Texas Hold'em dominates with about 80% of online poker traffic. It's accessible for beginners but complex enough to challenge experts, with the most learning resources and largest player pools.
How is Omaha different from Texas Hold'em?
Omaha deals four hole cards instead of two, and you must use exactly two from your hand with exactly three from the board. This creates more drawing possibilities, bigger pots, and higher variance than Hold'em.
What's Pot-Limit Omaha (PLO)?
PLO is Omaha poker where maximum bets equal the current pot size. It's the most popular Omaha format, balancing action with some betting restraint compared to no-limit.
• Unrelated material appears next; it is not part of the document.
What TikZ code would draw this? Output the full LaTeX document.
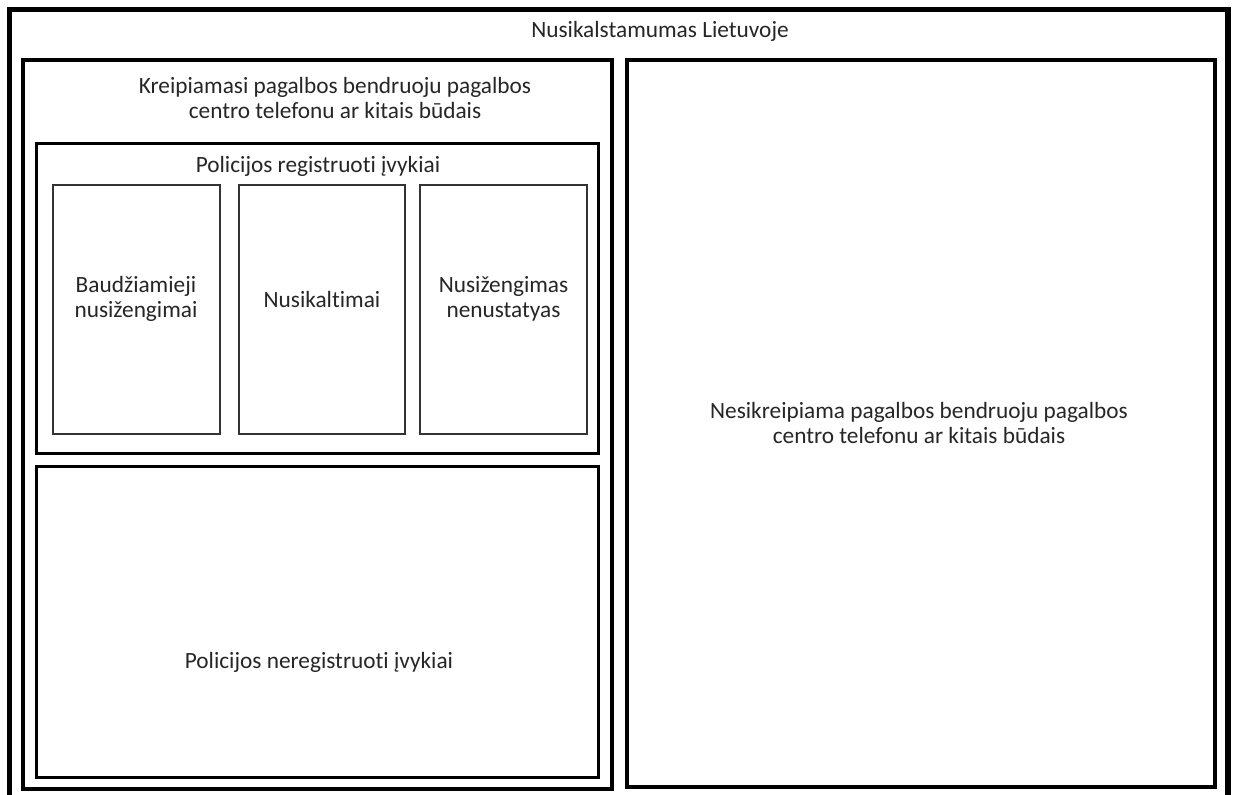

Is Seven-Card Stud still played online?
Yes, but less commonly than Hold'em or Omaha. Stud appears mainly in mixed-game formats like H.O.R.S.E. that rotate through multiple variants, attracting skilled players seeking variety.
What's Razz poker?
Razz is lowball Seven-Card Stud where the lowest hand wins. Straights and flushes don't count against you. The best possible hand is A-2-3-4-5 (the wheel). Hand values completely invert from high-only games.
Should beginners learn multiple poker variants?
Start with Texas Hold'em to build fundamentals. Once comfortable, try Omaha or Stud to develop different skills. Mixed games reward comprehensive knowledge but require competence across multiple variants.